FORMS

Radioactivity, also called ionizing radiation because it can strip electrons from atoms, occurs in various forms. The most common are gamma rays (which we’ve already discussed), alpha (α) particles, beta (β) particles, and neutrinos. There are also some less common forms, such as high-speed protons and antiprotons, neutrons and antineutrons, and the nuclei of atoms heavier than helium.
Alpha particles are helium-4 (⁴He) nuclei traveling at high speeds. A4He nucleus consists of two protons and two neutrons. An alpha particle has a positive electric charge because there are no negatively charged electrons surrounding it. As such, all alpha particles are ions. They have significant mass, so if they attain high enough speeds, they can acquire considerable kinetic energy. An alpha particle traveling at a sizable fraction of the speed of light (known as relativistic speed) attains an increased mass because of relativistic effects; this gives it additional kinetic energy. You’ll learn about relativistic mass increase and other effects in Chapter 20. Most alpha particles can be blocked by modest barriers.

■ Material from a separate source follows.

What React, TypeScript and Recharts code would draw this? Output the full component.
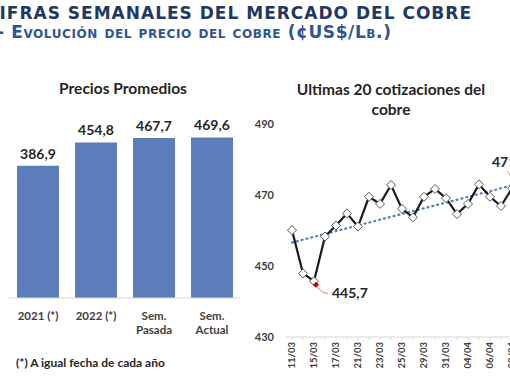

Beta particles are high-speed electrons or positrons. (Remember that a positron is the antimatter counterpart of the electron.) Any beta particle consisting of an electron, also called a negatron because it has a negative electric charge, is denoted β^-, and any β particle consisting of a positron, which carries a positive charge, is denoted β⁺. All beta particles have nonzero rest mass (their mass when not moving at relativistic speed). Their kinetic energies are increased by relativistic effects if they move at nearlight speeds.
Neutrinos are an entirely different sort of particle. They have no electric charge and no rest mass. They have tremendous penetrating power. The Earth is constantly being bombarded by neutrinos from space. These neutrinos have their origins in the cores of the Sun and distant stars. Most neutrinos pass through the entire planet unaffected. Sophisticated equipment is required to detect them. Neutrino detectors are placed far underground to block all other forms of radiation so that scientists can be sure the equipment is really detecting neutrinos and not stray particles of some other sort. The neutrino has a counterpart, known as the antineutrino.